When you are forced to buy a Mac.

My Daughter is doing a Music composition course. As modern music is now composed on a computer, the educational institution concerned uses a program called Logic Pro http://www.apple.com/logicpro/. It only runs on Apple computers because, as I understand it Apple own Logic.

As she owns a number of PC's my Daughter has tried several PC based music composition programs and discovered they are either to simplistic, compared to Logic, or are so complicated that she finds it very difficult to use them. The latter is Cakewalk Sonar http://www.cakewalk.com/products/sonar/ which apparently is more designed to be used by sound engineers than musicians.

My Daughter spends her days at her music school using Logic on a Mac and then comes home and tries to do the same thing on her PC using Sonar. I am told, by her, that in addition to Sonar being extremely difficult to learn it often does the equivalent to logic in a completely different way. Additionally, even though she has worked out how to take some of the files she does at school on Logic and get then in to Sonar, the result ends up sounding completely different. The reason she has been give for this is because their are musical instrument sounds that exist in Logic in the form of Midi files that at not equivalent, in Sonar.

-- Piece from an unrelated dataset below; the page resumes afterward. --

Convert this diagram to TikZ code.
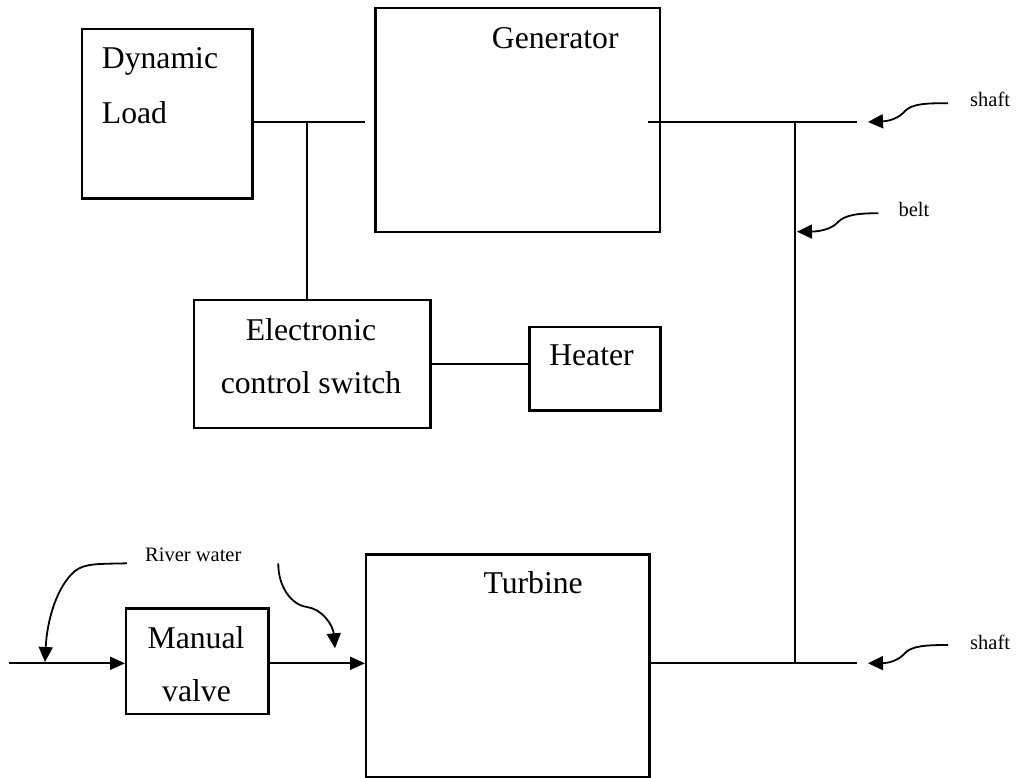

It would appear that these instrument sounds that end up being stored and played in Midi files are a bit like fonts in a word processor. If a word processing file that uses a particular font on one computer is read on another computer with exactly the same program it may not appear the same if the fonts concerned are not on the second computer.

To complicate things even more with music compositions you can have affects placed on each musical instrument and they are different and implemented in different ways with Logic compared to Sonar.

It would appear that the only way my daughter can continue with what she is learning in her music course is to go out and purchase an apple Mac.